Under the plan regions could hold back a portion of taxes for direct use in improving infrastructure and conditions for local businesses.

But the plan’s architects are keen that they do not allow discussion of  ‘federalisation’ – an idea pushed by Russia and the separatists – which they fear would lead to too-great autonomy and weaken the grip of the central government.

AKHMETOV BACKING

Ukraine’s wealthiest businessman, Rinat Akhmetov, whose vast mining and steel-producing empire stretches across the Donbass, threw his weight behind the decentralisation strategy, describing it as the “only right way” of ending the crisis.

“I strongly believe that Donbass can be happy only in a united Kiev,” he said in a statement issued by his holding company, System Capital Management.

Wednesday’s talks brought together ministers, political party leaders, candidates for the presidential election on May 25, business representatives and local government officials.

Kiev’s exclusion of the rebels - whom it describes as “terrorists” – from the talks has drawn criticism from abroad. Moscow has said there should be direct talks between separatists and Kiev.

Among those to express hope in the talks was German Chancellor Angela Merkel, who said the more representatives were present, the better.

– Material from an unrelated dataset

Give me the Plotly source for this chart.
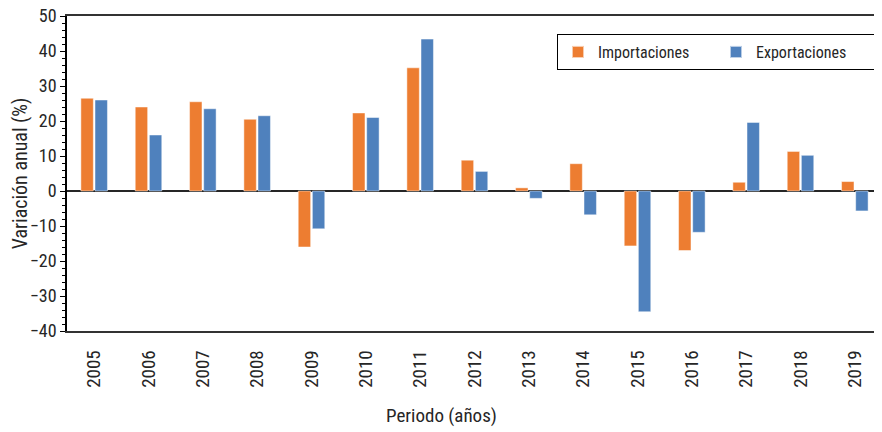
import plotly.graph_objects as go

years = ["2005", "2006", "2007", "2008", "2009", "2010", "2011", "2012",
         "2013", "2014", "2015", "2016", "2017", "2018", "2019"]
importaciones = [26.5, 24.0, 25.5, 20.5, -16.0, 22.3, 35.2, 8.8,
                 0.9, 7.8, -15.7, -17.0, 2.5, 11.3, 2.7]
exportaciones = [26.0, 16.0, 23.5, 21.5, -10.8, 21.0, 43.4, 5.6,
                 -2.1, -6.8, -34.5, -11.8, 19.6, 10.2, -5.7]

FONT = "Liberation Sans Narrow, Roboto Condensed, DejaVu Sans Condensed, Arial Narrow, sans-serif"

fig = go.Figure()
fig.add_trace(go.Bar(x=years, y=importaciones, name="Importaciones",
                     marker=dict(color="#ED7D31", line=dict(color="rgba(255,255,255,0.6)", width=0.8))))
fig.add_trace(go.Bar(x=years, y=exportaciones, name="Exportaciones",
                     marker=dict(color="#4F81BD", line=dict(color="rgba(255,255,255,0.6)", width=0.8))))

# page body has an 8px margin, so the figure is offset by 8px
OFF = 8
W, H = 882 - OFF, 432 - OFF
L = 67 - OFF
T = 16 - OFF
B = H - (331 - OFF)
R = 0
pw = W - L - R
ph = H - T - B

def px_x(vx):  # viewport x -> paper x
    return (vx - OFF - L) / pw

def px_y(vy):  # viewport y -> paper y
    return (H - B - (vy - OFF)) / ph

fig.update_layout(
    width=W, height=H,
    margin=dict(l=L, r=R, t=T, b=B, autoexpand=False),
    paper_bgcolor="white", plot_bgcolor="white",
    barmode="group", bargap=0.48, bargroupgap=0.12,
    font=dict(family=FONT, size=18, color="#262626"),
    showlegend=True,
    legend=dict(orientation="h", x=px_x(557), y=px_y(34),
                xanchor="left", yanchor="top",
                bordercolor="black", borderwidth=1, bgcolor="white",
                font=dict(family=FONT, size=16, color="#262626"),
                entrywidth=113, entrywidthmode="pixels",
                itemsizing="constant"),
    xaxis=dict(
        type="category", showline=True, linecolor="#333333", linewidth=1.5,
        mirror=True, ticks="", tickangle=-90, ticklabelstandoff=10,
        tickfont=dict(family=FONT, size=19, color="#262626"),
        showgrid=False, zeroline=False, ticklabeloverflow="allow",
    ),
    yaxis=dict(
        range=[-40, 50], dtick=10, showline=True, linecolor="black", linewidth=1.5,
        ticks="outside", ticklen=5, tickwidth=1.2, tickcolor="black",
        minor=dict(dtick=2, ticks="outside", ticklen=3, tickcolor="black", tickwidth=1),
        showgrid=False, zeroline=True, zerolinecolor="#262626", zerolinewidth=1.5,
        tickfont=dict(family=FONT, size=18, color="#262626"),
        ticklabeloverflow="allow",
        title=dict(text="Variación anual (%)", standoff=7,
                   font=dict(family=FONT, size=20, color="#262626")),
    ),
    annotations=[dict(
        text="Periodo (años)", xref="paper", yref="paper",
        x=px_x(441), y=px_y(415), xanchor="center", yanchor="middle",
        showarrow=False, font=dict(family=FONT, size=19, color="#262626"),
    )],
)

fig.write_html("out.html")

The unrest in Ukraine and Russia’s annexation of Crimea have contributed to the worst East-West crisis since the 1991 collapse of the Soviet Union.

In the rebel redoubt of Slaviansk on Wednesday, Vyacheslav Ponomaryov, the self-appointed mayor, said he had heard nothing of the round table.

“The Kiev junta organised that? … Our first condition for talks with the Kiev junta is the immediate pullout of all the troops of the Ukrainian army from the territories of the Donetsk, Kharkov and Lugansk regions… As long as they are on our territory there will be no talks,” he declared.

There have been no public negotiations between separatists and the government since the crisis began in early April.

“There is no reason to expect any concrete decision (from the talks),” independent analyst Volodymyr Fesenko said.

“If there are not people in authority from the east at these talks this round-table will lose all sense.”